• **EXTRACTED INFORMATION**:

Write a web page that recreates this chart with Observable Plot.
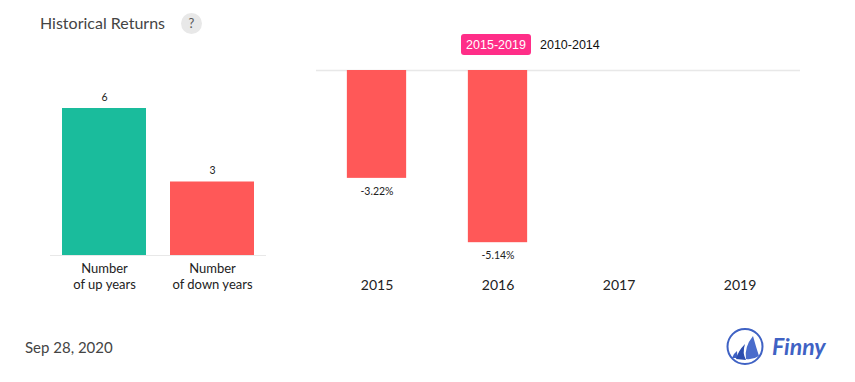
<!DOCTYPE html>
<html><head><meta charset="utf-8">
<script src="https://cdn.jsdelivr.net/npm/d3@7"></script>
<script src="https://cdn.jsdelivr.net/npm/@observablehq/plot@0.6"></script>
<style>
html,body{margin:0;padding:0;background:#fff;overflow:hidden}
#root{position:relative;width:855px;height:382px;font-family:Lato,sans-serif}
#root>svg.p{position:absolute;left:0;top:0;background:transparent}
.abs{position:absolute;white-space:nowrap}
</style></head><body><div id="root"></div>
<script>
const countCategories = ["Number\nof up years", "Number\nof down years"];
const countValues = [6, 3];
const countColors = ["#1abc9c", "#ff5858"];
const years = ["2015", "2016", "2017", "2019"];
const returnYears = ["2015", "2016"];
const returnValues = [-3.22, -5.14];
const returnLabels = ["-3.22%", "-5.14%"];
const titleText = "Historical Returns";
const dateText = "Sep 28, 2020";
const rangeLabels = ["2015-2019", "2010-2014"];

const root = document.getElementById("root");
const W = 855, H = 382;
const base = {width: W, height: H, marginTop: 0, marginBottom: 0,
  style: {background: "transparent", fontFamily: "Lato, sans-serif", overflow: "visible"}};

const countRows = countCategories.map((c, i) => ({c, v: countValues[i], col: countColors[i]}));
const left = Plot.plot({...base, marginLeft: 50, marginRight: 589,
  x: {domain: countCategories, round: false, paddingInner: 24 / 108, paddingOuter: 12 / 108, axis: null},
  y: {domain: [0, 6], range: [255, 108], axis: null},
  color: {type: "identity"},
  marks: [
    Plot.barY(countRows, {x: "c", y: "v", fill: "col"}),
    Plot.ruleY([0], {stroke: "#e8e8e8", strokeWidth: 1}),
    Plot.text(countRows, {x: "c", y: "v", text: d => String(d.v), dy: -11, fontSize: 10.5, fill: "#222"}),
    Plot.axisX({anchor: "bottom", y: 0, tickSize: 0, tickPadding: 0, dy: 5, fontSize: 13, lineHeight: 1.3, lineWidth: 40, fill: "#222", label: null, textOverflow: null})
  ]});
left.classList.add("p");
root.append(left);

const returnRows = returnYears.map((y, i) => ({y, v: returnValues[i], t: returnLabels[i]}));
const right = Plot.plot({...base, marginLeft: 316, marginRight: 55,
  x: {domain: years, round: false, paddingInner: 0.51, paddingOuter: 0.255, axis: null},
  y: {domain: [0, -6], range: [70, 271], axis: null},
  marks: [
    Plot.ruleY([0], {stroke: "#e8e8e8", strokeWidth: 1.5}),
    Plot.barY(returnRows, {x: "y", y: "v", fill: "#ff5858"}),
    Plot.text(returnRows, {x: "y", y: "v", text: "t", dy: 13, fontSize: 10.5, fill: "#222"}),
    Plot.axisX({anchor: "bottom", y: -6, tickSize: 0, tickPadding: 0, dy: 9, fontSize: 14, fill: "#222", label: null})
  ]});
right.classList.add("p");
root.append(right);

function label(text, css) {
  const d = document.createElement("div");
  d.className = "abs";
  d.textContent = text;
  d.style.cssText = css;
  root.append(d);
  return d;
}
label(titleText, "left:40px;top:13px;font-size:16px;line-height:20px;color:#444");
label("?", "left:181px;top:13px;width:21px;height:21px;line-height:21px;border-radius:50%;background:#e8e8e8;text-align:center;font-size:13px;color:#555");
label(rangeLabels[0], "left:461px;top:35px;width:70px;height:21px;margin-top:-1px;border-radius:3px;background:#ff2e88;text-align:center;font:12.5px/22px 'Liberation Sans',sans-serif;color:#fff");
label(rangeLabels[1], "left:540px;top:34px;font:12.5px/22px 'Liberation Sans',sans-serif;color:#111");
label(dateText, "left:25px;top:337px;font-size:15px;line-height:20px;color:#444");

// brand logo
const logo = document.createElementNS("http://www.w3.org/2000/svg", "svg");
logo.setAttribute("width", 140); logo.setAttribute("height", 50);
logo.style.cssText = "position:absolute;left:715px;top:322px";
logo.innerHTML = `
<circle cx="30" cy="24.5" r="17.5" fill="none" stroke="#3f62c4" stroke-width="2"/>
<path d="M17 36 Q19 31 22 29 Q22 33 23 36Z" fill="#3f62c4"/>
<path d="M21 37 Q23 29 30 22 Q27 31 31 38Z" fill="#2b4cae"/>
<path d="M31 37 Q29 25 38 14 Q41 25 44 34 Q38 38 31 37Z" fill="#4a6ccb"/>
<text x="57" y="33" font-family="Lato,sans-serif" font-style="italic" font-weight="700" font-size="23" fill="#3f62c4">Finny</text>`;
root.append(logo);
</script></body></html>
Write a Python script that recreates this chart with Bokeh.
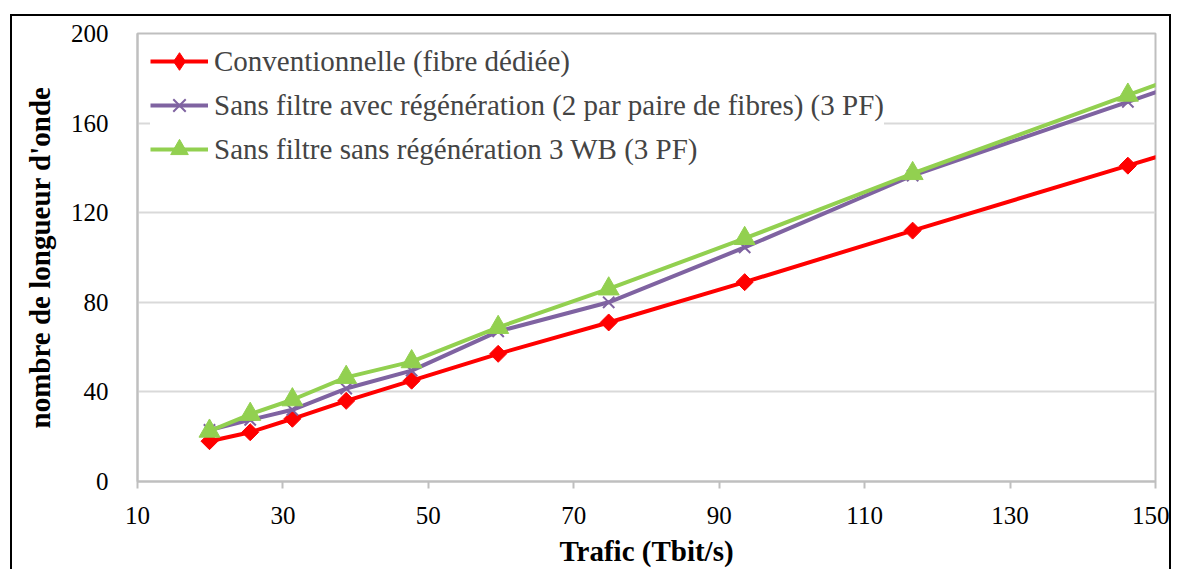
from bokeh.plotting import figure
from bokeh.models import Range1d, FixedTicker, Legend, LegendItem
from bokeh.embed import file_html
from bokeh.resources import INLINE

# Data
traffic = [19.9, 25.5, 31.3, 38.7, 47.7, 59.6, 74.8, 93.5, 116.6, 146.2, 182.7]
conventionnelle = [18, 22, 28, 36, 45, 57, 71, 89, 112, 141, 176.8]
sans_filtre_avec_regen = [23, 27.5, 32, 41.5, 49.5, 67, 80, 104.5, 136.6, 169.5, 210]
sans_filtre_sans_regen = [22.5, 30, 36.5, 46.5, 53.5, 68.8, 86, 108.5, 137.5, 172.5, 215.6]

series_names = [
    "Conventionnelle (fibre dédiée)",
    "Sans filtre avec régénération (2 par paire de fibres) (3 PF)",
    "Sans filtre sans régénération 3 WB (3 PF)",
]
x_ticks = [10, 30, 50, 70, 90, 110, 130, 150]
y_ticks = [0, 40, 80, 120, 160, 200]

FONT = "Liberation Serif"
RED = "#FF0000"
PURPLE = "#7F63A1"
GREEN = "#92D050"
GRAY = "#BFBFBF"

p = figure(width=1161, height=555, output_backend="svg", toolbar_location=None,
           x_range=Range1d(10, 150), y_range=Range1d(0, 200),
           min_border_left=125, min_border_top=17, min_border_right=18, min_border_bottom=90,
           margin=(14, 0, 0, 10))
p.styles = {"border-top": "2px solid black", "border-left": "2px solid black",
            "border-right": "2px solid black"}

p.outline_line_color = GRAY
p.outline_line_width = 2
p.background_fill_color = "white"
p.border_fill_color = "white"

p.xgrid.grid_line_color = None
p.ygrid.grid_line_color = "#D9D9D9"
p.ygrid.grid_line_width = 2

p.xaxis.ticker = FixedTicker(ticks=x_ticks)
p.yaxis.ticker = FixedTicker(ticks=y_ticks)
for ax in (p.xaxis, p.yaxis):
    ax.axis_line_color = GRAY
    ax.axis_line_width = 2
    ax.minor_tick_line_color = None
    ax.major_label_text_font = FONT
    ax.major_label_text_font_size = "25px"
    ax.major_label_text_color = "black"
    ax.axis_label_text_font = FONT
    ax.axis_label_text_font_size = "29px"
    ax.axis_label_text_font_style = "bold"
    ax.axis_label_text_color = "black"

p.xaxis.major_tick_line_color = GRAY
p.xaxis.major_tick_line_width = 2
p.xaxis.major_tick_out = 7
p.xaxis.major_tick_in = 0
p.xaxis.major_label_standoff = 18
p.xaxis.axis_label = "Trafic (Tbit/s)"
p.xaxis.axis_label_standoff = 8

p.yaxis.major_tick_line_color = None
p.yaxis.major_tick_out = 0
p.yaxis.major_tick_in = 0
p.yaxis.major_label_standoff = 29
p.yaxis.axis_label = "nombre de longueur d'onde"
p.yaxis.axis_label_standoff = 12

r1l = p.line(traffic, conventionnelle, line_color=RED, line_width=4)
r1m = p.scatter(traffic, conventionnelle, marker="square", angle=0.785398, size=12,
                line_width=1, fill_color=RED, line_color=RED)
# diamond version used only for the legend swatch
r1d = p.scatter(traffic, conventionnelle, marker="diamond", size=18, line_width=1,
                fill_color=RED, line_color=RED, visible=False)
r2l = p.line(traffic, sans_filtre_avec_regen, line_color=PURPLE, line_width=4)
r2m = p.scatter(traffic, sans_filtre_avec_regen, marker="x", size=16,
                line_color=PURPLE, line_width=2)
r3l = p.line(traffic, sans_filtre_sans_regen, line_color=GREEN, line_width=4)
r3m = p.scatter(traffic, sans_filtre_sans_regen, marker="triangle", size=21,
                fill_color=GREEN, line_color=GREEN)

legend = Legend(items=[
    LegendItem(label=series_names[0], renderers=[r1l, r1d]),
    LegendItem(label=series_names[1], renderers=[r2l, r2m]),
    LegendItem(label=series_names[2], renderers=[r3l, r3m]),
], location=(13, 310), padding=6, margin=0, spacing=0,
   glyph_width=58, glyph_height=44, label_height=44, label_standoff=6,
   label_text_font=FONT, label_text_font_size="29px",
   background_fill_color="white", background_fill_alpha=1.0,
   border_line_color=None, click_policy="none")
p.add_layout(legend, "center")

open("out.html", "w").write(file_html(p, INLINE))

• **WHAT TO WORK ON**: Only the lines from the one containing "Write a Python" down to the one containing "p.xaxis.axis_label_standoff = 8" should be copied, exactly and with both ends kept. Drop the pictures.

• **TASK RESPONSE**:
Write a Python script that recreates this chart with Bokeh.
from bokeh.plotting import figure
from bokeh.models import Range1d, FixedTicker, Legend, LegendItem
from bokeh.embed import file_html
from bokeh.resources import INLINE

# Data
traffic = [19.9, 25.5, 31.3, 38.7, 47.7, 59.6, 74.8, 93.5, 116.6, 146.2, 182.7]
conventionnelle = [18, 22, 28, 36, 45, 57, 71, 89, 112, 141, 176.8]
sans_filtre_avec_regen = [23, 27.5, 32, 41.5, 49.5, 67, 80, 104.5, 136.6, 169.5, 210]
sans_filtre_sans_regen = [22.5, 30, 36.5, 46.5, 53.5, 68.8, 86, 108.5, 137.5, 172.5, 215.6]

series_names = [
    "Conventionnelle (fibre dédiée)",
    "Sans filtre avec régénération (2 par paire de fibres) (3 PF)",
    "Sans filtre sans régénération 3 WB (3 PF)",
]
x_ticks = [10, 30, 50, 70, 90, 110, 130, 150]
y_ticks = [0, 40, 80, 120, 160, 200]

FONT = "Liberation Serif"
RED = "#FF0000"
PURPLE = "#7F63A1"
GREEN = "#92D050"
GRAY = "#BFBFBF"

p = figure(width=1161, height=555, output_backend="svg", toolbar_location=None,
           x_range=Range1d(10, 150), y_range=Range1d(0, 200),
           min_border_left=125, min_border_top=17, min_border_right=18, min_border_bottom=90,
           margin=(14, 0, 0, 10))
p.styles = {"border-top": "2px solid black", "border-left": "2px solid black",
            "border-right": "2px solid black"}

p.outline_line_color = GRAY
p.outline_line_width = 2
p.background_fill_color = "white"
p.border_fill_color = "white"

p.xgrid.grid_line_color = None
p.ygrid.grid_line_color = "#D9D9D9"
p.ygrid.grid_line_width = 2

p.xaxis.ticker = FixedTicker(ticks=x_ticks)
p.yaxis.ticker = FixedTicker(ticks=y_ticks)
for ax in (p.xaxis, p.yaxis):
    ax.axis_line_color = GRAY
    ax.axis_line_width = 2
    ax.minor_tick_line_color = None
    ax.major_label_text_font = FONT
    ax.major_label_text_font_size = "25px"
    ax.major_label_text_color = "black"
    ax.axis_label_text_font = FONT
    ax.axis_label_text_font_size = "29px"
    ax.axis_label_text_font_style = "bold"
    ax.axis_label_text_color = "black"

p.xaxis.major_tick_line_color = GRAY
p.xaxis.major_tick_line_width = 2
p.xaxis.major_tick_out = 7
p.xaxis.major_tick_in = 0
p.xaxis.major_label_standoff = 18
p.xaxis.axis_label = "Trafic (Tbit/s)"
p.xaxis.axis_label_standoff = 8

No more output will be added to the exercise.